JEDDAH, SAUDI ARABIA – The Board of Executive Directors (BED) of the Islamic Development Bank (IsDB) approved to finance projects worth US$800 million for improving the living conditions of the people in member countries and attaining Sustainable Development Goals (SDGs).
IsDB President Dr. Mohammed Al-Jasser said that the projects were approved by BED, at its 352nd meeting in Jeddah, in key sectors such as energy, education, health and transport.
He said this will contribute to ameliorating the socio-economic challenges faced by the people and will accelerate the pace of achieving significant SDG targets.
He added that IsDB had made an emergency intervention to support the communities affected by the conflict in Sudan.
Al-Jasser said the contributions of the IsDB and the Islamic Solidarity Fund for Development (ISFD) are a multi-sectoral emergency response and provide life-saving support to approximately 125,000 people affected by the sudden outbreak of conflict in Sudan.
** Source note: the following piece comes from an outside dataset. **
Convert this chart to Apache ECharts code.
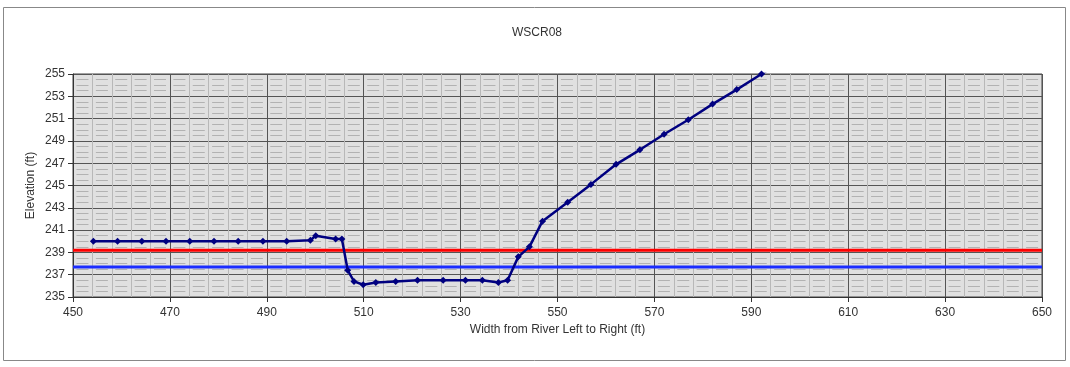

IsDB contributes US$195 million (182.26 million euros) to the Republic of Côte d’Ivoire and US$43 million (40.25 million euros) to the Republic of Senegal to improve transportation.
IsDB allocateS $40 million and US$51 million (48.05 million euros) to finance two projects aimed at improving the water, sanitation and health sectors in the Republic of Guinea.
The bank also gives US$49.8 million (46.57 million euros) to the Islamic Republic of Mauritania and $19.8 million to the Republic of Mozambique to improve access to quality education in these two countries.
The BED also approved $200 million for Bahrain and 61.9 million euros to Nigeria to boost electricity transmission and innovation in the energy and information technology sectors.
The bank also approved 128.17 million euros to the Togolese Republic to improve infrastructure; $1.5 million to Sudan to support the people most affected by the conflict.
Al-Jasser described the projects approved by the BED as transformative, saying that they “will significantly impact the attainment of the SDGs’ objectives”.